Письма к Василию Розанову | страница 38



К. Леонтьев

Письмо 8. 30 июля 1891 г., Опт. п

Спешу, дорогой Вас. Васильевич, ответить вам в Елец, так как до 8 августа еще далеко.

Как видите, я возвращаю вам вашу статью с моими заметками, которые были сделаны еще в начале июня. Вы ее не требовали, правда, но я все-таки решился возвратить ее, ибо мне так на сердце легче. Вообразите себе девицу, например, которая сознавала в себе и видела и то-то, и то-то, и другие ей подтверждали все это, что она не могла не сознавать в себе, но по какой-то игре судьбы ей в любви серьезной все не удавалось: то улизнет один жених, то другой из расчетов (видимо) предпочтет другую, то третий чего-то побоится; так дожила она, положим, хоть до 35 лет и решилась давно уже не ждать той оценки, которая удовлетворила бы ее. Вдруг откуда-то неожиданно явился человек; он говорит ей именно то, что она уже 20 лет тому назад мечтала слышать… Все давно уснувшие в ней чувства пробудились… Конечно, уж не с той живостью, с какой они могли бы пробудиться прежде, но все-таки проснулись… И что-ж? Опять обман! Этот человек или покидает ее также внезапно, как и явился, или сам умирает, и т. п.

Положение писателя, которого хотя и хвалили, но все не так и не за то именно, за что он сам себя ценит (я за теорию смешения и за указание на негодность славян), — разве не похоже на положение этой женщины?.. Я думаю, что похоже…

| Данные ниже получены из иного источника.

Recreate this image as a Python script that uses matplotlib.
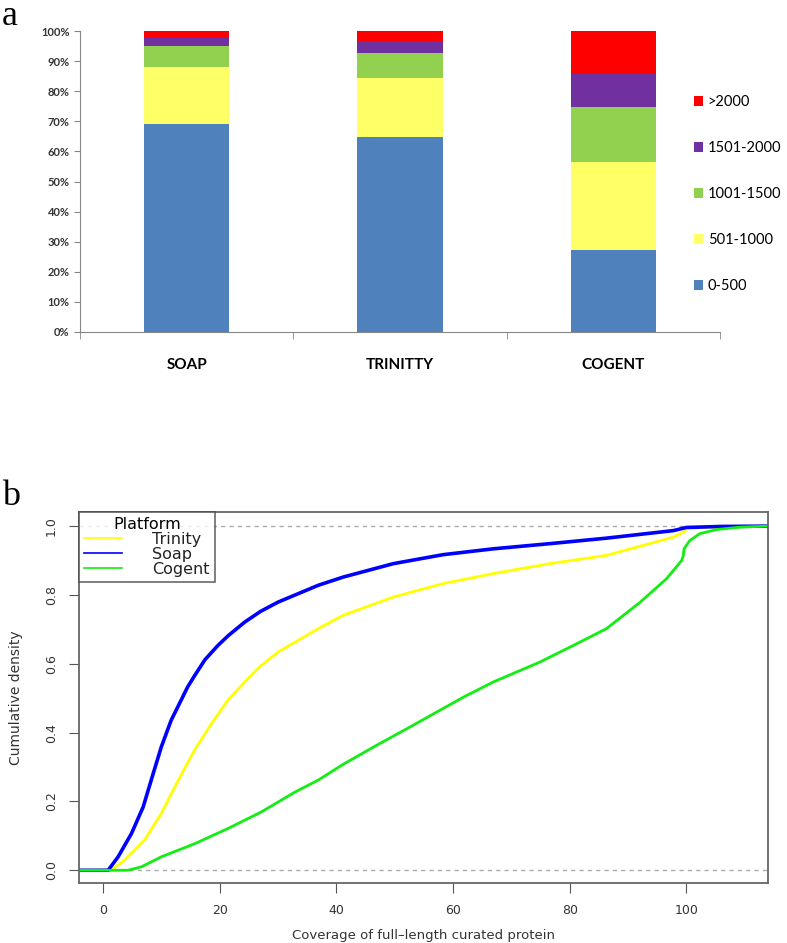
import numpy as np
import matplotlib
matplotlib.use('Agg')
import matplotlib.pyplot as plt
from matplotlib.ticker import PercentFormatter

# Панель a: частки довжин (%)
platforms = ['SOAP', 'TRINITTY', 'COGENT']
length_bins = ['0-500', '501-1000', '1001-1500', '1501-2000', '>2000']
share_0_500 = [69.1, 64.7, 27.2]
share_501_1000 = [19.1, 19.6, 29.4]
share_1001_1500 = [6.9, 8.4, 18.1]
share_1501_2000 = [2.6, 4.0, 11.1]
share_2000_plus = [2.3, 3.3, 14.2]
bar_colors = ['#4F81BD', '#FFFF66', '#92D050', '#7030A0', '#FF0000']

# Панель b: кумулятивна щільність покриття
trinity_x = [-4.1, 1.4, 3.7, 7.1, 10, 12.9, 15.7, 18.6, 21.4, 24.3, 27, 30, 36.9, 41.2,
             49.8, 58.3, 66.9, 76.6, 86.3, 97.8, 99.5, 100.2, 104.8, 114]
trinity_y = [0, 0, 0.029, 0.087, 0.165, 0.261, 0.349, 0.426, 0.494, 0.547, 0.593, 0.634,
             0.702, 0.741, 0.794, 0.833, 0.862, 0.891, 0.915, 0.968, 0.983, 0.994, 0.997, 1.0]
soap_x = [-4.1, 0.9, 2.6, 4.9, 6.9, 8.6, 10, 11.7, 13.4, 14.5, 15.7, 17.5, 19.7, 21.5,
          24.3, 27, 30, 36.9, 41.2, 49.8, 58.3, 66.9, 76.6, 86.3, 97.8, 100, 106, 114]
soap_y = [0, 0, 0.039, 0.107, 0.184, 0.28, 0.358, 0.436, 0.494, 0.532, 0.565, 0.612,
          0.653, 0.682, 0.721, 0.752, 0.779, 0.828, 0.852, 0.891, 0.917, 0.934, 0.949,
          0.965, 0.987, 0.996, 0.999, 1.0]
cogent_x = [-4.1, 4.3, 6.6, 10, 15.7, 21.4, 27.1, 32.9, 36.9, 41.2, 46.9, 52.6, 58.3,
            61.8, 66.9, 74.9, 80.6, 86.3, 92.1, 96.6, 99.2, 99.5, 99.6, 100.6, 102.3,
            105.2, 109.2, 114]
cogent_y = [0, 0, 0.01, 0.039, 0.077, 0.121, 0.169, 0.227, 0.262, 0.308, 0.363, 0.416,
            0.47, 0.503, 0.547, 0.605, 0.653, 0.702, 0.779, 0.847, 0.9, 0.915, 0.934,
            0.958, 0.978, 0.99, 0.997, 1.0]

W, H = 787, 943
fig = plt.figure(figsize=(W / 100, H / 100), dpi=100)

# ---- a ----
ax1 = fig.add_axes([80 / W, 1 - 332 / H, 640 / W, 301 / H])
x = np.arange(len(platforms))
bottom = np.zeros(len(platforms))
series = [share_0_500, share_501_1000, share_1001_1500, share_1501_2000, share_2000_plus]
for vals, lab, col in zip(series, length_bins, bar_colors):
    ax1.bar(x, vals, bottom=bottom, width=0.4, color=col, label=lab)
    bottom += np.array(vals)

ax1.set_xlim(-0.5, 2.5)
ax1.set_ylim(0, 100)
ax1.set_yticks(np.arange(0, 101, 10))
ax1.yaxis.set_major_formatter(PercentFormatter(decimals=0))
ax1.set_xticks(x)
ax1.set_xticklabels(platforms, fontfamily='Lato', fontweight='bold', fontsize=11)
ax1.set_xticks([-0.5, 0.5, 1.5, 2.5], minor=True)
ax1.tick_params(axis='x', which='major', length=0, pad=19)
ax1.tick_params(axis='x', which='minor', length=5, color='#868686')
ax1.tick_params(axis='y', length=4, color='#868686', labelsize=8, labelcolor='#333333')
for t in ax1.get_yticklabels():
    t.set_fontfamily('Lato')
    t.set_fontweight('bold')
for s in ['top', 'right']:
    ax1.spines[s].set_visible(False)
for s in ['left', 'bottom']:
    ax1.spines[s].set_color('#868686')

h, l = ax1.get_legend_handles_labels()
fig.legend(h[::-1], l[::-1], loc='upper left', bbox_to_anchor=(694 / W, 1 - 95 / H),
           frameon=False, prop={'family': 'Lato', 'size': 10.5}, handlelength=0.65,
           handleheight=0.65, handletextpad=0.3, labelspacing=2.2, borderpad=0,
           borderaxespad=0)

fig.text(2 / W, 1 - 0 / H, 'a', fontsize=26, family='Liberation Serif', va='top')

# ---- b ----
ax2 = fig.add_axes([79 / W, 1 - 883 / H, 689 / W, 371 / H])
ax2.axhline(0, color='#aaaaaa', lw=1, ls=(0, (3, 3)))
ax2.axhline(1, color='#aaaaaa', lw=1, ls=(0, (3, 3)))
ax2.plot(trinity_x, trinity_y, color='#FFFF00', lw=2, label='Trinity')
ax2.plot(soap_x, soap_y, color='#0000FF', lw=2.6, label='Soap')
ax2.plot(cogent_x, cogent_y, color='#11EE11', lw=2, label='Cogent')
ax2.set_xlim(-4.1, 114)
ax2.set_ylim(-0.037, 1.041)
ax2.set_xticks(np.arange(0, 101, 20))
ax2.set_yticks(np.arange(0, 1.01, 0.2))
ax2.set_yticklabels(['0.0', '0.2', '0.4', '0.6', '0.8', '1.0'], rotation=90, va='center')
ax2.tick_params(length=7, color='#555555', labelsize=9, labelcolor='#333333', pad=8)
for s in ax2.spines.values():
    s.set_color('#666666')
    s.set_linewidth(1.3)
ax2.set_xlabel('Coverage of full\u2013length curated protein', fontsize=9.5,
               color='#333333', labelpad=9)
ax2.set_ylabel('Cumulative density', fontsize=10, color='#333333', labelpad=16)

leg = ax2.legend(title='Platform', loc='upper left', borderaxespad=0, fancybox=False,
                 edgecolor='#444444', fontsize=11.5, title_fontsize=11.5, handlelength=2.4,
                 labelspacing=0.0, handletextpad=1.9, borderpad=0.3)
leg.get_frame().set_linewidth(1.2)
for ln in leg.get_lines():
    ln.set_linewidth(1.2)
for t in leg.get_texts():
    t.set_color('#222222')

fig.text(2 / W, 1 - 480 / H, 'b', fontsize=26, family='Liberation Serif', va='top')

fig.savefig('out.png', dpi=100)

Вы говорите: «будьте веселы». По натуре я и так довольно весел, и если взять в расчет года, суровость настоящего православного мировоззрения и несколько неизлечимых и важных недугов, из которых один (сильное и неисправимое без весьма жестокой и опасной операции сужение мочевого канала) беспрестанно за последние года угрожает весьма лютой смертью (ischuria), то могу сказать, что я даже слишком весел и легок духом! Вообще. Но нынешним летом Богу угодно было послать мне разом несколько новых испытаний (в этом числе и значительное ухудшение этой самой болезни), и поэтому я и так давно уже «удручен», молюсь, бодрюсь[70], стараюсь насильно заниматься чем-нибудь, но есть такие нравственные давления, против которых ничего не сделаешь, пока сам Бог не облегчит их хотя бы изменением внешних обстоятельств. И вот в такое-то время я неожиданно встретил вас, и стало хоть с одной стороны светлее… И то еще все в зародыше… Кончайте, не кончайте — это ваше дело. Но мне будет легче, когда я верну вам начало вашей статьи…

Сверх того, мне пришло в голову послать вам две брошюрки Астафьева (в одном переплете). Он один только отдал справедливость моему «смешению». Но кто же читал эти брошюры 5–6 лет тому назад? 20–30 человек. И на лекциях (эти брошюрки — публичные лекции) его собралось едва-едва столько же!